WE SOLD our home in 1974 and moved to an enormous apartment building in Montreal. Seven years after that, I went to live on a kibbutz, and eventually, Jerusalem.
    In 1990, by now married, nearly a father, a homeowner myself, I flew to Montreal to revisit my old haunts. I borrowed a car, drove across the Cartierville Bridge into Chomedey, and all atingle, made my way to Prince Charles Street. It had aged. The trees had grown, the road patched here and there, the bungalows looked seedy and rundown, and some residents, clearly in violation of the law, had planted shrubs on Guvmint Proppity.

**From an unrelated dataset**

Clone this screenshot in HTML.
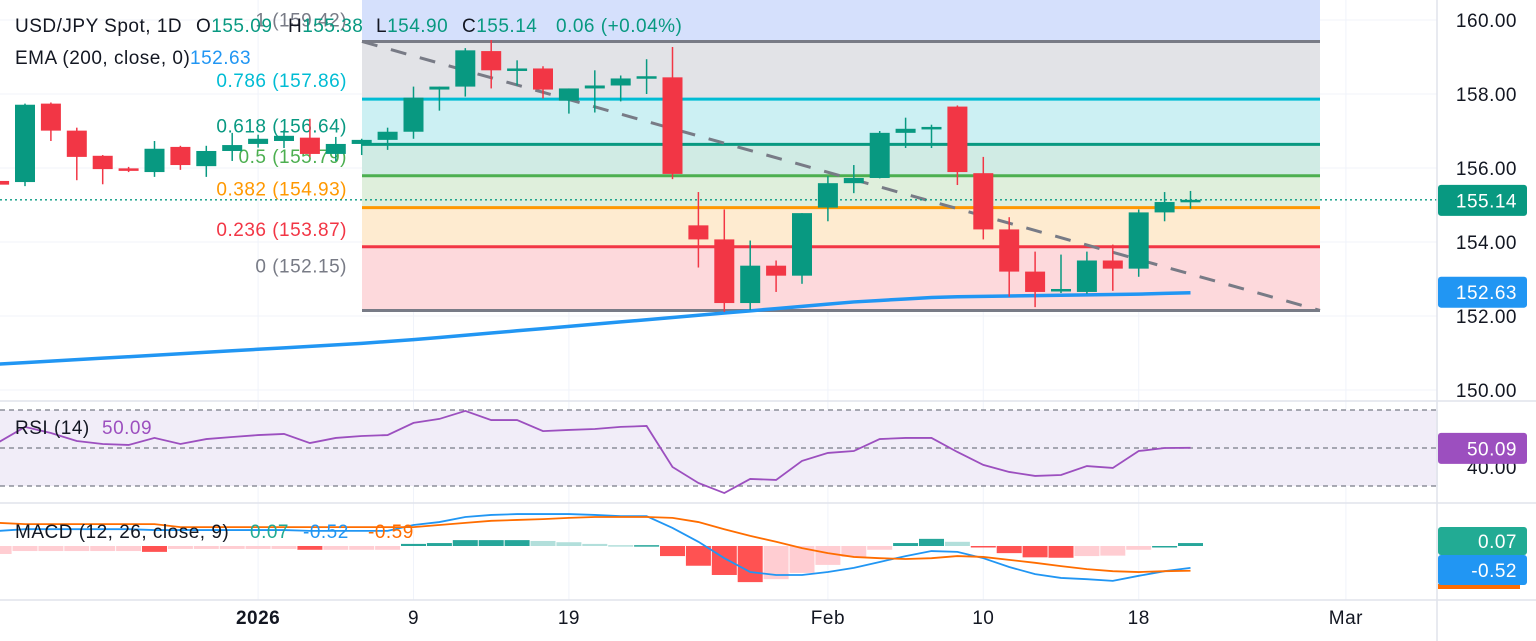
<!DOCTYPE html>
<html><head><meta charset="utf-8"><style>
html,body{margin:0;padding:0;background:#fff;width:1536px;height:641px;overflow:hidden}
svg{display:block;font-family:"Liberation Sans","DejaVu Sans",sans-serif}
text{letter-spacing:0.5px}
</style></head><body>
<svg id="chart" width="1536" height="641" viewBox="0 0 1536 641" xmlns="http://www.w3.org/2000/svg">
<g id="grid"></g>
<g id="fib"></g>
<g id="ema"></g>
<g id="candles"></g>
<g id="rsi"></g>
<g id="macd"></g>
<g id="axes"></g>
<g id="legend" font-size="19">
 <text y="32" fill="#131722"><tspan x="15">USD/JPY Spot, 1D</tspan><tspan x="196">O</tspan><tspan fill="#089981">155.09</tspan><tspan x="288">H</tspan><tspan fill="#089981">155.38</tspan><tspan x="376">L</tspan><tspan fill="#089981">154.90</tspan><tspan x="462">C</tspan><tspan fill="#089981">155.14</tspan><tspan x="556" fill="#089981">0.06 (+0.04%)</tspan></text>
 <text y="64" fill="#131722"><tspan x="15">EMA (200, close, 0)</tspan><tspan x="190" fill="#2196f3">152.63</tspan></text>
 <text y="434" fill="#131722"><tspan x="15">RSI (14)</tspan><tspan x="102" fill="#9c4fbf">50.09</tspan></text>
 <text y="538" fill="#131722"><tspan x="15">MACD (12, 26, close, 9)</tspan><tspan x="250" fill="#22ab94">0.07</tspan><tspan x="303" fill="#2196f3">-0.52</tspan><tspan x="368" fill="#ff6d00">-0.59</tspan></text>
</g>
</svg>
<script>
// ---- data ----
const opens  = [155.65,155.62,157.74,157.01,156.33,155.99,155.89,156.57,156.05,156.46,156.65,156.73,156.82,156.38,156.65,156.76,156.98,158.12,158.20,159.16,158.64,158.69,157.82,158.15,158.23,158.42,158.45,154.45,154.07,152.35,153.36,153.09,154.93,155.59,155.73,156.95,157.06,157.66,155.86,154.34,153.20,152.68,152.65,153.50,153.28,154.80,155.09];
const highs  = [155.70,157.74,157.77,157.09,156.35,156.03,156.73,156.60,156.60,156.95,156.90,157.03,157.33,156.84,156.79,157.09,158.20,158.20,159.24,159.46,158.91,158.75,158.15,158.64,158.50,158.94,159.27,155.35,154.88,154.04,153.50,154.78,155.78,156.08,157.00,157.36,157.17,157.69,156.30,154.67,153.74,153.66,153.74,153.93,154.88,155.35,155.38];
const lows   = [155.50,155.51,156.73,155.67,155.56,155.89,155.76,155.95,155.76,156.19,156.55,156.54,156.30,156.19,156.35,156.49,156.79,157.55,157.93,158.15,158.23,157.88,157.47,157.50,157.80,158.00,155.70,153.31,152.11,152.16,152.65,152.87,154.56,155.32,155.72,156.54,156.54,155.54,154.07,152.52,152.24,152.62,152.60,152.68,153.06,154.56,154.90];
const closes = [155.55,157.71,157.01,156.30,155.97,155.95,156.52,156.08,156.46,156.62,156.79,156.87,156.38,156.65,156.76,156.98,157.90,158.20,159.18,158.64,158.69,158.12,158.15,158.23,158.42,158.48,155.84,154.07,152.35,153.36,153.09,154.78,155.59,155.73,156.95,157.06,157.11,155.89,154.34,153.20,152.65,152.73,153.50,153.28,154.80,155.08,155.14];
const emaValues = [150.70,150.74,150.78,150.82,150.86,150.90,150.94,150.98,151.02,151.06,151.10,151.14,151.18,151.22,151.26,151.31,151.36,151.42,151.48,151.54,151.60,151.66,151.72,151.78,151.84,151.90,151.96,152.02,152.08,152.14,152.20,152.26,152.32,152.38,152.42,152.46,152.50,152.52,152.53,152.54,152.55,152.56,152.57,152.58,152.59,152.61,152.63];
const rsiValues = [53.2,61.1,57.9,53.7,52.1,51.6,55.3,52.1,54.7,55.8,56.8,57.4,52.6,55.3,56.3,56.8,63.2,65.3,69.5,64.7,64.7,58.9,59.5,60.0,61.1,61.6,40.0,31.6,26.3,33.7,33.2,43.2,47.4,48.4,54.7,55.3,55.3,47.9,41.1,37.4,35.3,35.8,40.5,39.5,48.4,50.0,50.09];
const macdValues = [0.36,0.40,0.40,0.40,0.40,0.40,0.38,0.38,0.38,0.38,0.38,0.38,0.36,0.36,0.36,0.36,0.50,0.57,0.69,0.74,0.76,0.76,0.76,0.74,0.71,0.71,0.43,0.10,-0.29,-0.62,-0.69,-0.69,-0.62,-0.52,-0.38,-0.24,-0.12,-0.14,-0.29,-0.50,-0.67,-0.76,-0.79,-0.83,-0.71,-0.60,-0.52];
const signalValues = [0.55,0.52,0.52,0.52,0.52,0.52,0.52,0.45,0.45,0.45,0.45,0.45,0.45,0.45,0.45,0.45,0.45,0.50,0.55,0.60,0.62,0.64,0.67,0.69,0.69,0.69,0.67,0.57,0.40,0.24,0.10,-0.05,-0.17,-0.26,-0.29,-0.31,-0.29,-0.24,-0.26,-0.33,-0.40,-0.48,-0.55,-0.60,-0.62,-0.60,-0.59];
const fibRatios = ["1","0.786","0.618","0.5","0.382","0.236","0"];
const fibPrices = [159.42,157.86,156.64,155.79,154.93,153.87,152.15];
const priceTicks = [160,158,156,154,152,150];
const dateLabels = ["2026","9","19","Feb","10","18","Mar"];
const dateIndex = [10,16,22,32,38,44,52];

// ---- scales ----
const NS="http://www.w3.org/2000/svg";
const xOf = i => 25 + (i-1)*25.9;
const yP = p => 316 - (p-152)*37;
const yR = r => 448 - (r-50)*1.9;
const yM = v => 546 - v*42;
function mk(tag, attrs, parent){const e=document.createElementNS(NS,tag);for(const k in attrs)e.setAttribute(k,attrs[k]);parent.appendChild(e);return e;}
const G=id=>document.getElementById(id);

// grid
const gridG=G('grid');
priceTicks.forEach(p=>{const l=mk('line',{x1:0,x2:1437,y1:yP(p),y2:yP(p),stroke:'#f0f3fa','stroke-width':1},gridG);

});
dateIndex.forEach(i=>{const l=mk('line',{x1:xOf(i),x2:xOf(i),y1:0,y2:600,stroke:'#f0f3fa','stroke-width':1},gridG);

});

// fib
const fibG=G('fib');
const fx1=362,fx2=1320;
const fibFills=['#e2e3e7','#ccf0f3','#d0ebe4','#dfefdc','#feebd0','#fdd9dc'];
const fibColors=['#787b86','#00bcd4','#089981','#4caf50','#ff9800','#f23645','#787b86'];
const topZone=mk('rect',{x:fx1,y:0,width:fx2-fx1,height:yP(fibPrices[0]),fill:'#d5e0fc'},fibG);


for(let k=0;k<6;k++){const r=mk('rect',{x:fx1,y:yP(fibPrices[k]),width:fx2-fx1,height:yP(fibPrices[k+1])-yP(fibPrices[k]),fill:fibFills[k]},fibG);

}
const labOff=[-15,-12,-12,-13,-12,-11,-38];
fibPrices.forEach((p,k)=>{const l=mk('line',{x1:fx1,x2:fx2,y1:yP(p),y2:yP(p),stroke:fibColors[k],'stroke-width':3},fibG);


const t=mk('text',{x:347,y:yP(p)+labOff[k],'text-anchor':'end','font-size':19,fill:fibColors[k]},fibG);
t.textContent=fibRatios[k]+' ('+p.toFixed(2)+')';

});
const tl=mk('line',{x1:fx1,y1:yP(fibPrices[0]),x2:fx2,y2:yP(fibPrices[6]),stroke:'#787b86','stroke-width':3,'stroke-dasharray':'16 14'},fibG);



// last price dotted
const lastClose=closes[closes.length-1];
const lp=mk('line',{x1:0,x2:1437,y1:yP(lastClose),y2:yP(lastClose),stroke:'#089981','stroke-width':1.3,'stroke-dasharray':'2 3'},G('candles'));



// ema
const em=mk('polyline',{points:emaValues.map((v,i)=>xOf(i)+','+yP(v)).join(' '),fill:'none',stroke:'#2196f3','stroke-width':3.5},G('ema'));



// candles
const cg=G('candles');
opens.forEach((o,i)=>{const c=closes[i],up=c>=o,col=up?'#089981':'#f23645',x=xOf(i);
const w=mk('line',{x1:x,x2:x,y1:yP(highs[i]),y2:yP(lows[i]),stroke:col,'stroke-width':1.5},cg);


const yt=yP(Math.max(o,c)),h=Math.max(2.5,yP(Math.min(o,c))-yt);
const b=mk('rect',{x:x-10,y:yt,width:20,height:h,fill:col},cg);

});

// rsi
const rg=G('rsi');
const band=mk('rect',{x:0,y:yR(70),width:1439,height:yR(30)-yR(70),fill:'#f1edf8'},rg);


[70,50,30].forEach(v=>{const l=mk('line',{x1:0,x2:1439,y1:yR(v),y2:yR(v),stroke:'#787b86','stroke-width':1.2,'stroke-dasharray':'5 4'},rg);

});
const rl=mk('polyline',{points:rsiValues.map((v,i)=>xOf(i)+','+yR(v)).join(' '),fill:'none',stroke:'#9c4fbf','stroke-width':1.8},rg);



// macd
const mg=G('macd');
macdValues.forEach((m,i)=>{const h=m-signalValues[i],prev=i>0?macdValues[i-1]-signalValues[i-1]:h;
const col=h>=0?(h>=prev?'#26a69a':'#b2dfdb'):(h<prev?'#ff5252':'#ffcdd2');
const y0=yM(0),y1=yM(h);
const r=mk('rect',{x:xOf(i)-12.5,y:Math.min(y0,y1),width:25,height:Math.max(1.5,Math.abs(y1-y0)),fill:col},mg);

});
const ml=mk('polyline',{points:macdValues.map((v,i)=>xOf(i)+','+yM(v)).join(' '),fill:'none',stroke:'#2196f3','stroke-width':1.8},mg);


const sl=mk('polyline',{points:signalValues.map((v,i)=>xOf(i)+','+yM(v)).join(' '),fill:'none',stroke:'#ff6d00','stroke-width':1.8},mg);



// axes & separators
const ax=G('axes');
const wb=mk('rect',{x:1438,y:0,width:98,height:641,fill:'#fff'},ax);


[[0,401,1536,401],[0,503,1536,503],[0,600,1536,600],[1437,0,1437,641]].forEach(s=>{const l=mk('line',{x1:s[0],y1:s[1],x2:s[2],y2:s[3],stroke:'#e0e3eb','stroke-width':1.5},ax);

});
priceTicks.forEach(p=>{const t=mk('text',{x:1517,y:yP(p)+7,'text-anchor':'end','font-size':19,fill:'#131722'},ax);
t.textContent=p.toFixed(2);

});
const r40=mk('text',{x:1517,y:yR(40)+7,'text-anchor':'end','font-size':19,fill:'#131722'},ax);
r40.textContent='40.00';


dateLabels.forEach((d,k)=>{const t=mk('text',{x:xOf(dateIndex[k]),y:624,'text-anchor':'middle','font-size':19,fill:'#131722','font-weight':k===0?'bold':'normal'},ax);
t.textContent=d;

});
function badge(y,h,txt,bg,name){const r=mk('rect',{x:1438,y:y,width:89,height:h,rx:3,fill:bg},ax);


const t=mk('text',{x:1517,y:y+h/2+7,'text-anchor':'end','font-size':19,fill:'#fff'},ax);
t.textContent=txt;

}
const lastE=emaValues[emaValues.length-1];
badge(yP(lastClose)-15,31,lastClose.toFixed(2),'#089981','last-price-badge');
badge(yP(lastE)-16,31,lastE.toFixed(2),'#2196f3','ema-badge');
badge(yR(rsiValues[rsiValues.length-1])-15,31,rsiValues[rsiValues.length-1].toFixed(2),'#9c4fbf','rsi-badge');
const hL=macdValues[macdValues.length-1]-signalValues[signalValues.length-1];
badge(527,28,hL.toFixed(2),'#22ab94','histogram-badge');
const ob=mk('rect',{x:1438,y:584,width:82,height:5,fill:'#ff6d00'},ax);


badge(555,30,macdValues[macdValues.length-1].toFixed(2),'#2196f3','macd-badge');
</script>
</body></html>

    Only the Snitzers still lived there. Mrs. Smadjovic was dead. Most of the rest were in Toronto. Phil is in Sha'arei Tikva. The street, and much of Jewish Chomedey, was now French, Greek, Italian.
    I stopped the car in front of 4176. I rang the doorbell. A thin middle-aged woman opened the door, wide enough that I could peek inside to where I used to hang my snowsuit.
    "Oui?" the woman said.
    Excusing my intrusion, I explained that this house was where I grew up. She smiled warmly, but didn't invite me in. We chatted on the balcony for a while, and then she suddenly remembered something.
    "Et vous Monsieur Orbach?"
    "Orbaum," I said, surprised.
    "Un moment." She went inside and came back out with two envelopes, addressed to me, at 4176 Prince Charles Street.
    I gaped at her in amazement.
    Sixteen years later, I was still getting mail.